An effective PR plan should also establish realistic expectations for outreach frequency, target publications, and the types of stories your organization wants to own.


Expand Your Thought Leadership

Media interviews should not be the only way your expertise reaches the marketplace.

A comprehensive PR plan should include opportunities to expand your thought leadership through educational blog articles, speaking engagements, webinars, podcasts, LinkedIn content, newsletters, and industry events.

Each activity reinforces your expertise while creating additional opportunities for media coverage. Strong thought leadership also supports search visibility and helps establish authority with both traditional search engines and AI-powered answer engines.

Measure Results and Refine Your Strategy

A public relations plan should evolve as your organization grows.

Regularly evaluate which activities generate meaningful business value. Media placements, speaking opportunities, website traffic, social engagement, inbound inquiries, and referral sources can all provide valuable insight into what's working and where adjustments should be made.

The goal isn't simply to generate more publicity. It's to build visibility that supports long-term business objectives.

A Strong PR Plan Supports Long-Term Growth

Public relations is most effective when viewed as an ongoing business function rather than a collection of isolated campaigns.

Organizations that consistently communicate their expertise, develop strong media relationships, and invest in thought leadership are better positioned to build credibility, increase visibility, and create lasting recognition within their industries.

Whether you're creating your first PR plan or refining an existing strategy, a thoughtful plan provides the structure needed to communicate consistently and make the most of every opportunity.

If your organization needs help developing or executing a strategic public relations program, SunStar Strategic can help.

Frequently Asked Questions

What is included in a public relations plan?

A public relations plan typically includes communication objectives, target audiences, key messaging, media relations strategies, thought leadership initiatives, spokesperson preparation, and methods for measuring success.

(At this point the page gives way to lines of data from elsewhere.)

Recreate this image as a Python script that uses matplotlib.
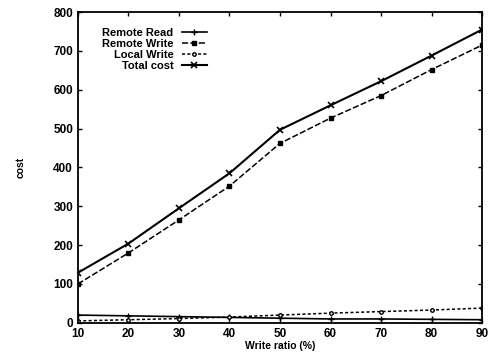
import matplotlib
matplotlib.use("Agg")
import matplotlib.pyplot as plt

plt.rcParams['font.family'] = ['Liberation Sans', 'DejaVu Sans']
plt.rcParams['font.weight'] = 'bold'

# ratio d'écriture (%)
write_ratio = [10, 20, 30, 40, 50, 60, 70, 80, 90]
remote_read = [20, 18, 16, 14, 12, 10, 10, 9, 8]
remote_write = [100, 180, 265, 352, 462, 527, 585, 652, 715]
local_write = [5, 8, 11, 15, 20, 25, 29, 33, 38]
total_cost = [129, 204, 295, 385, 497, 560, 622, 688, 755]

fig = plt.figure(figsize=(4.93, 3.54), dpi=100)
ax = fig.add_axes([0.158, 0.088, 0.820, 0.878])

ax.plot(write_ratio, remote_read, color='black', lw=1.2, marker='+', ms=4, mew=1.0, label='Remote Read')
ax.plot(write_ratio, remote_write, color='black', lw=1.1, ls=(0, (4, 1.5)), marker='s', ms=3.5, label='Remote Write')
ax.plot(write_ratio, local_write, color='black', lw=1.1, ls=(0, (2, 1.5)), marker='o', ms=2.5, mfc='white', label='Local Write')
ax.plot(write_ratio, total_cost, color='black', lw=1.5, marker='x', ms=4, mew=1.2, label='Total cost')

ax.set_xlim(10, 90)
ax.set_ylim(0, 800)
ax.set_xticks(write_ratio)
ax.set_yticks(range(0, 801, 100))
ax.tick_params(direction='in', length=3, width=1, top=True, right=True, labelsize=8.5)
for s in ax.spines.values():
    s.set_linewidth(1.3)

ax.set_xlabel('Write ratio (%)', fontsize=7.5, fontweight='bold', labelpad=1)
ax.set_ylabel('cost', fontsize=7.5, fontweight='bold', labelpad=20)

leg = ax.legend(loc='upper left', markerfirst=False, frameon=False, fontsize=8,
                handlelength=2.2, labelspacing=0.1, borderaxespad=0.3,
                bbox_to_anchor=(0.04, 0.975))

fig.savefig('out.png', dpi=100)
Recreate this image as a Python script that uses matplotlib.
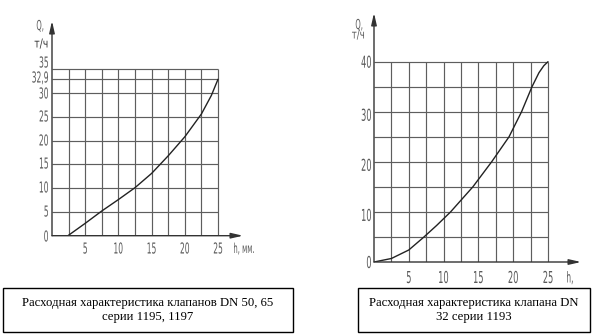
import matplotlib
matplotlib.use("Agg")
import matplotlib.pyplot as plt
from matplotlib.font_manager import FontProperties
from matplotlib.patches import PathPatch, Rectangle
from matplotlib.textpath import TextPath
from matplotlib.transforms import Affine2D

W, H, DPI = 600, 334, 100

# DN 50, 65 (series 1195, 1197)
left_h = [2.4, 5, 7.5, 10, 12.5, 15, 17.5, 20, 22.5, 24, 25]
left_q = [0, 2.6, 5.2, 7.6, 10.1, 13.1, 16.8, 20.8, 25.6, 29.5, 32.9]
left_xticks = [5, 10, 15, 20, 25]
left_hlines = [5, 10, 15, 20, 25, 30, 32.9, 35]
left_ylabels = ["0", "5", "10", "15", "20", "25", "30", "32,9", "35"]
left_caption = "Расходная характеристика клапанов DN 50, 65\nсерии 1195, 1197"

# DN 32 (series 1193)
right_h = [0, 2.5, 5, 7.1, 9, 11, 14.2, 16.9, 19.4, 21.2, 22.7, 23.7, 24.4, 25]
right_q = [0, 0.7, 2.4, 4.9, 7.3, 10, 15, 20, 25, 30, 35, 37.8, 39.2, 40]
right_xticks = [5, 10, 15, 20, 25]
right_hlines = [5, 10, 15, 20, 25, 30, 35, 40]
right_yticks = [0, 10, 20, 30, 40]
right_caption = "Расходная характеристика клапана DN\n32 серии 1193"

grid_v = [2.5, 5, 7.5, 10, 12.5, 15, 17.5, 20, 22.5, 25]

GRID = "#5e5e5e"
LABEL = "#5a5a5a"
SERIF = ["Liberation Serif", "DejaVu Serif"]
_glyphs = FontProperties(family="DejaVu Sans")


def narrow_text(fig, x, y, s, height=11, squeeze=0.5, ha="center", color=LABEL):
    """Draw condensed drafting-style text; x, y in pixels from top-left, y = centre of caps."""
    tp = TextPath((0, 0), s, size=10, prop=_glyphs)
    bb = tp.get_extents()
    k = height / 7.29  # DejaVu cap height is 0.729 em
    w = bb.width * k * squeeze
    x0 = {"left": x, "center": x - w / 2, "right": x - w}[ha]
    tr = (Affine2D().translate(-bb.x0, 0).scale(k * squeeze, k)
          .translate(x0, H - y - height / 2))
    fig.add_artist(PathPatch(tp, transform=tr, facecolor=color, edgecolor="none"))


def draw_chart(fig, x0, y0, sx, sy, xtop, ytop, hlines, h, q, x_arrow, y_arrow):
    """Grid, axis arrows and curve; (x0, y0) is the origin in pixels, sx/sy px per unit."""
    xmax = (x_arrow - x0) / sx
    ymax = (y0 - y_arrow) / sy
    ax = fig.add_axes([x0 / W, (H - y0) / H, xmax * sx / W, ymax * sy / H])
    ax.set_xlim(0, xmax)
    ax.set_ylim(0, ymax)
    ax.axis("off")
    ax.vlines(grid_v, 0, ytop, color=GRID, lw=0.85)
    ax.hlines(hlines, 0, xtop, color=GRID, lw=0.85)
    arrow = dict(arrowstyle="-|>,head_length=0.7,head_width=0.16", color="#333333",
                 lw=1.0, shrinkA=0, shrinkB=0)
    ax.annotate("", xy=(xmax, 0), xytext=(0, 0), arrowprops=arrow, annotation_clip=False)
    ax.annotate("", xy=(0, ymax), xytext=(0, 0), arrowprops=arrow, annotation_clip=False)
    ax.plot(h, q, color="#222222", lw=1.0, solid_capstyle="round", solid_joinstyle="round")
    return ax


fig = plt.figure(figsize=(W / DPI, H / DPI), dpi=DPI)

# left chart: origin at (52, 235.7) px
lsx, lsy = 166 / 25, 166.4 / 35
draw_chart(fig, 52, 235.7, lsx, lsy, 25, 35, left_hlines, left_h, left_q, 243, 21)
left_label_y = [236, 211, 187, 163, 140, 116, 93, 77, 62]
for yy, lab in zip(left_label_y, left_ylabels):
    narrow_text(fig, 48, yy, lab, ha="right")
for v in left_xticks:
    narrow_text(fig, 52 + v * lsx, 248, str(v))
narrow_text(fig, 234, 248, "h, мм.", height=10, ha="left")
narrow_text(fig, 40, 25, "Q,", height=10)
narrow_text(fig, 41, 43, "т/ч", height=9, squeeze=0.75, color="#333333")

# right chart: origin at (374, 262) px
rsx, rsy = 174 / 25, 200.3 / 40
draw_chart(fig, 374, 262, rsx, rsy, 25, 40, right_hlines, right_h, right_q, 581, 13)
for v in right_yticks:
    narrow_text(fig, 371, 262 - v * rsy + (3 if 0 < v < 40 else 0), str(v),
                height=12, ha="right")
for v in right_xticks:
    narrow_text(fig, 374 + v * rsx, 277, str(v), height=12)
narrow_text(fig, 567, 277, "h,", height=11, ha="left")
narrow_text(fig, 359, 24, "Q,", height=10)
narrow_text(fig, 358, 34, "т/ч", height=9, squeeze=0.7)

# captions in framed boxes
for (bx0, bx1, by0, by1), text in [((3, 293, 288, 332), left_caption),
                                   ((358, 590, 288, 332), right_caption)]:
    fig.add_artist(Rectangle((bx0 / W, 1 - by1 / H), (bx1 - bx0) / W, (by1 - by0) / H,
                             transform=fig.transFigure, fill=False,
                             edgecolor="black", lw=1.0))
    fig.text((bx0 + bx1) / 2 / W, 1 - (by0 + by1) / 2 / H, text, ha="center",
             va="center", fontsize=9.2, family=SERIF, linespacing=1.2)

fig.savefig("out.png", dpi=DPI, facecolor="white")
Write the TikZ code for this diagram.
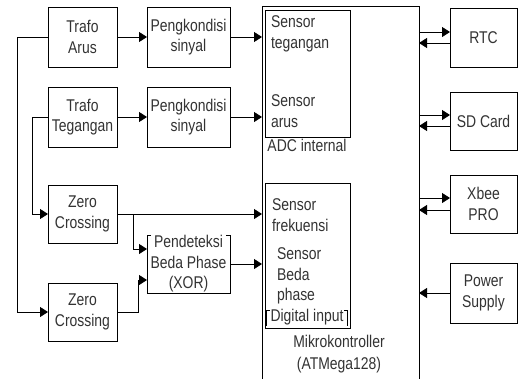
\documentclass[tikz,border=0pt]{standalone}
\usepackage{fontspec}
\setmainfont{Liberation Sans}[FakeStretch=0.82]
\usetikzlibrary{arrows.meta}
\begin{document}
\begin{tikzpicture}[x=1pt,y=-1pt,
  font=\fontsize{17}{20.5}\selectfont,
  blk/.style={draw, line width=0.9pt, inner sep=0pt, outer sep=0pt, align=center, text=black!80},
  plain/.style={inner sep=0pt, outer sep=0pt, text=black!80},
  arr/.style={line width=0.9pt, -{Triangle[length=8pt,width=10pt]}},
  ln/.style={line width=0.9pt}]
\clip (0,0) rectangle (518,378);
\fill[white] (0,0) rectangle (518,378);
% left column
\node[blk, minimum width=69pt, minimum height=60pt] (ta) at (82.5,37) {Trafo\\Arus};
\node[blk, minimum width=83pt, minimum height=60pt] (pk1) at (188.5,37) {Pengkondisi\\sinyal};
\node[blk, minimum width=69pt, minimum height=60pt] (tt) at (82.5,117) {Trafo\\Tegangan};
\node[blk, minimum width=83pt, minimum height=60pt] (pk2) at (188.5,117) {Pengkondisi\\sinyal};
\node[blk, minimum width=69pt, minimum height=58pt] (zc1) at (82.5,214) {Zero\\Crossing};
\node[blk, minimum width=69pt, minimum height=58pt] (zc2) at (82.5,312) {Zero\\Crossing};
\node[plain, align=center, minimum width=83pt, minimum height=58pt] (pd) at (188.5,264) {Pendeteksi\\Beda Phase\\(XOR)};
\draw[ln] (pd.north west) ++(4,0) -- (pd.north west) -- (pd.south west) -- (pd.south east) -- (pd.north east) -- ++(-4,0);
% microcontroller
\node[blk, minimum width=157pt, minimum height=389pt] (mcu) at (340.5,200.5) {};
\node[blk, minimum width=85pt, minimum height=127pt] (adc) at (307.5,73.5) {};
\node[blk, minimum width=85pt, minimum height=145pt] (dig) at (307.5,255.5) {};
\node[plain, anchor=west, align=left] (st) at (271,34) {Sensor\\tegangan};
\node[plain, anchor=west, align=left] (sa) at (271,111) {Sensor\\arus};
\node[plain] (adcl) at (307,145) {ADC internal};
\node[plain, anchor=west, align=left] (sf) at (272,215) {Sensor\\frekuensi};
\node[plain, anchor=west, align=left] (sb) at (277,276) {Sensor\\Beda\\phase};
\node[plain] (dl) at (307,317) {Digital input};
\draw[ln] (270,310) -- (266.5,310) -- (266.5,326);
\draw[ln] (344,310) -- (347.5,310) -- (347.5,326);
\node[plain, align=center, font=\fontsize{17}{21.5}\selectfont] (ml) at (339,354) {Mikrokontroller\\(ATMega128)};
% right column
\node[blk, minimum width=67pt, minimum height=59pt] (rtc) at (483.5,37.5) {RTC};
\node[blk, minimum width=67pt, minimum height=58pt] (sd) at (483.5,121) {SD Card};
\node[blk, minimum width=67pt, minimum height=58pt] (xb) at (483.5,204) {Xbee\\PRO};
\node[blk, minimum width=67pt, minimum height=60pt] (ps) at (483.5,293) {Power\\Supply};
% connectors left
\draw[arr] (ta.east) -- (pk1.west);
\draw[arr] (tt.east) -- (pk2.west);
\draw[arr] (pk1.east) -- (pk1.east -| mcu.west);
\draw[arr] (pk2.east) -- (pk2.east -| mcu.west);
\draw[arr] (ta.west) -- ++(-31,0) |- (zc2.west);
\draw[arr] (tt.west) -- ++(-16,0) |- (zc1.west);
\draw[arr] (zc1.east) -- (zc1.east -| mcu.west);
\draw[arr] (zc1.east) ++(16,0) |- (pd.west |- 0,249);
\draw[arr] (zc2.east) -- ++(21,0) |- (pd.west |- 0,280);
\draw[arr] (pd.east) -- (pd.east -| mcu.west);
% connectors right
\draw[arr] (mcu.east |- 0,32) -- (rtc.west |- 0,32);
\draw[arr] (rtc.west |- 0,43) -- (mcu.east |- 0,43);
\draw[arr] (mcu.east |- 0,115) -- (sd.west |- 0,115);
\draw[arr] (sd.west |- 0,126) -- (mcu.east |- 0,126);
\draw[arr] (mcu.east |- 0,198) -- (xb.west |- 0,198);
\draw[arr] (xb.west |- 0,210) -- (mcu.east |- 0,210);
\draw[arr] (ps.west) -- (ps.west -| mcu.east);
\end{tikzpicture}
\end{document}
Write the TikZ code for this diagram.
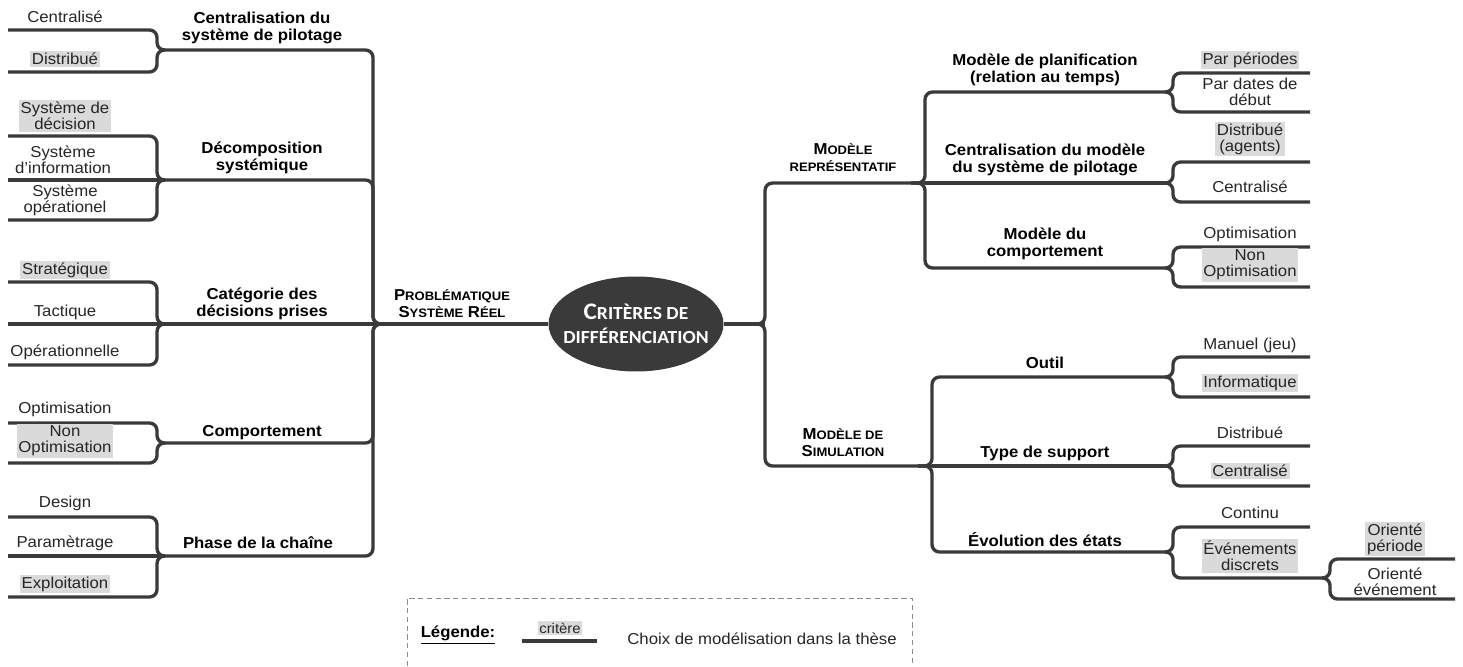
\documentclass[tikz,border=0pt]{standalone}
\usepackage{fontspec}
\setmainfont{Liberation Sans}[FakeStretch=1.06]
\newfontfamily\critfont{Carlito}[FakeStretch=1.06]
\usetikzlibrary{shapes.geometric,calc}

\definecolor{trait}{HTML}{3A3A3A}
\definecolor{choix}{HTML}{DADADA}

% petites capitales simulees
\newcommand{\fsc}[2]{{\fontsize{9}{9.6}\selectfont #1}{\fontsize{7}{9.6}\selectfont #2}}

\tikzset{
  branch/.style={draw=trait, line width=1.9pt, rounded corners=0.15cm},
  leaf/.style={font=\fontsize{9}{9.2}\selectfont, align=center, inner sep=1pt, text=black!85},
  choisi/.style={leaf, fill=choix},
  crit/.style={font=\fontsize{9}{10}\selectfont\bfseries, align=center, inner sep=1pt},
  domaine/.style={font=\fontsize{9}{9.6}\selectfont\bfseries, align=center, inner sep=1pt},
}

% feuille a gauche : style, nom, jonction, y du trait, y du texte, texte
\newcommand{\leafL}[6]{%
  \coordinate (#2) at (8,#4);
  \node[#1] (#2-t) at (65,#5) {#6};
  \draw[branch] (#2) -| ($(#3)+(-8,0)$) -- (#3);}
% feuille a droite
\newcommand{\leafR}[6]{%
  \coordinate (#2) at (1310,#4);
  \node[#1] (#2-t) at (1250,#5) {#6};
  \draw[branch] (#2) -| ($(#3)+(8,0)$) -- (#3);}

\begin{document}
\begin{tikzpicture}[x=0.02cm, y=-0.02cm]
\useasboundingbox (0,0) rectangle (1463,666);

% centre
\node[ellipse, fill=trait, minimum width=3.5cm, minimum height=1.9cm, inner xsep=-14pt, inner ysep=-6pt,
      text=white, align=center, font=\critfont\bfseries\fontsize{10.5}{13.5}\selectfont] (crit) at (636,324)
      {{\fontsize{13.5}{13.5}\selectfont C}RITÈRES DE\\DIFFÉRENCIATION};

% ---- cote gauche : systeme reel
\coordinate (hubL) at (373,324);
\coordinate (jcent) at (165,50);
\coordinate (jdec) at (165,180);
\coordinate (jcat) at (165,324);
\coordinate (jcomp) at (165,443);
\coordinate (jphase) at (165,556);

\draw[branch] (jcent) -| (hubL) -- ++(14,0);
\draw[branch] (jdec) -| (hubL) -- ++(14,0);
\draw[branch] (jcomp) -| (hubL) -- ++(14,0);
\draw[branch] (jphase) -| (hubL) -- ++(14,0);
\draw[branch] (jcat) -- (crit);

\node[domaine] (pb) at (452,304) {\fsc{P}{ROBLÉMATIQUE}\\\fsc{S}{YSTÈME} \fsc{R}{ÉEL}};
\node[crit] (cent) at (262,28) {Centralisation du\\système de pilotage};
\node[crit] (dec) at (262,158) {Décomposition\\systémique};
\node[crit] (cat) at (262,304) {Catégorie des\\décisions prises};
\node[crit] (comp) at (262,433) {Comportement};
\node[crit] (phase) at (258,543) {Phase de la chaîne};

\leafL{leaf}{centr}{jcent}{30}{17}{Centralisé}
\leafL{choisi}{distr}{jcent}{72}{59}{Distribué}
\leafL{choisi}{sdec}{jdec}{136}{116}{Système de\\décision}
\coordinate (sinf) at (8,180);
\node[leaf] (sinf-t) at (63,160) {Système\\d'information};
\draw[branch] (sinf) -- (jdec);
\leafL{leaf}{sop}{jdec}{220}{200}{Système\\opérationel}
\leafL{choisi}{strat}{jcat}{282}{270}{Stratégique}
\coordinate (tact) at (8,324);
\node[leaf] (tact-t) at (65,312) {Tactique};
\draw[branch] (tact) -- (jcat);
\leafL{leaf}{oper}{jcat}{365}{352}{Opérationnelle}
\leafL{leaf}{optl}{jcomp}{423}{409}{Optimisation}
\leafL{choisi}{noptl}{jcomp}{463}{441}{Non\\Optimisation}
\leafL{leaf}{design}{jphase}{517}{503}{Design}
\coordinate (param) at (8,556);
\node[leaf] (param-t) at (65,543) {Paramètrage};
\draw[branch] (param) -- (jphase);
\leafL{choisi}{exploit}{jphase}{597}{584}{Exploitation}

% ---- cote droit : modeles
\coordinate (hubR) at (765,324);
\coordinate (jrep) at (925,183);
\coordinate (jsim) at (932,466);
\draw[branch] (crit) -- (hubR);
\draw[branch] (jrep) -| (hubR) -- ++(-14,0);
\draw[branch] (jsim) -| (hubR) -- ++(-14,0);

\node[domaine] (rep) at (843,158) {\fsc{M}{ODÈLE}\\\fsc{}{REPRÉSENTATIF}};
\node[domaine] (sim) at (843,443) {\fsc{M}{ODÈLE DE}\\\fsc{S}{IMULATION}};

\coordinate (jplan) at (1165,92);
\coordinate (jcmod) at (1165,183);
\coordinate (jcomr) at (1165,268);
\draw[branch] (jplan) -| (jrep) -- ++(-14,0);
\draw[branch] (jcmod) -- (jrep);
\draw[branch] (jcomr) -| (jrep) -- ++(-14,0);

\coordinate (joutil) at (1165,377);
\coordinate (jtype) at (1165,466);
\coordinate (jevol) at (1165,552);
\draw[branch] (joutil) -| (jsim) -- ++(-14,0);
\draw[branch] (jtype) -- (jsim);
\draw[branch] (jevol) -| (jsim) -- ++(-14,0);

\node[crit] (plan) at (1045,70) {Modèle de planification\\(relation au temps)};
\node[crit] (cmod) at (1045,160) {Centralisation du modèle\\du système de pilotage};
\node[crit] (comr) at (1045,244) {Modèle du\\comportement};
\node[crit] (outil) at (1045,363) {Outil};
\node[crit] (type) at (1045,453) {Type de support};
\node[crit] (evol) at (1045,540) {Évolution des états};

\leafR{choisi}{perio}{jplan}{73}{60}{Par périodes}
\leafR{leaf}{dates}{jplan}{112}{92}{Par dates de\\début}
\leafR{choisi}{agents}{jcmod}{162}{139}{Distribué\\(agents)}
\leafR{leaf}{centm}{jcmod}{202}{187}{Centralisé}
\leafR{leaf}{optr}{jcomr}{247}{234}{Optimisation}
\leafR{choisi}{noptr}{jcomr}{287}{265}{Non\\Optimisation}
\leafR{leaf}{manuel}{joutil}{357}{345}{Manuel (jeu)}
\leafR{choisi}{info}{joutil}{397}{383}{Informatique}
\leafR{leaf}{distrs}{jtype}{446}{433}{Distribué}
\leafR{choisi}{centrs}{jtype}{486}{471}{Centralisé}
\leafR{leaf}{continu}{jevol}{527}{513}{Continu}

% evenements discrets
\coordinate (jevt) at (1322,578);
\node[choisi] (evt) at (1250,556) {Événements\\discrets};
\draw[branch] (jevt) -| ($(jevol)+(8,0)$) -- (jevol);
\coordinate (operi) at (1455,559);
\coordinate (oeven) at (1455,599);
\node[choisi] (operi-t) at (1395,539) {Orienté\\période};
\node[leaf] (oeven-t) at (1395,582) {Orienté\\événement};
\draw[branch] (operi) -| ($(jevt)+(8,0)$) -- (jevt);
\draw[branch] (oeven) -| ($(jevt)+(8,0)$) -- (jevt);

% legende
\draw[black!45, densely dashed, line width=0.5pt] (407,666) |- (912,598) -- (912,666);
\node[font=\fontsize{9}{10}\selectfont\bfseries, inner sep=1pt] (leg) at (458,635) {\underline{Légende:}};
\coordinate (ex-a) at (522,641);
\coordinate (ex-b) at (597,641);
\draw[branch] (ex-a) -- (ex-b);
\node[choisi, font=\fontsize{8}{9}\selectfont] (ex-t) at (560,628) {critère};
\node[leaf] (ex-d) at (762,639) {Choix de modélisation dans la thèse};
\end{tikzpicture}
\end{document}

Why is a public relations plan important?

A PR plan helps organizations communicate consistently, identify meaningful media opportunities, align communications with business objectives, and build long-term credibility with customers, investors, and industry stakeholders.

How often should a public relations plan be updated?

Most organizations should review their PR plan annually while making adjustments throughout the year as business priorities, industry trends, or market conditions change.

What is the difference between a PR strategy and a PR plan?

A PR strategy establishes the overall direction and long-term goals of your communications efforts. A PR plan outlines the specific objectives, tactics, responsibilities, timelines, and measurements used to execute that strategy.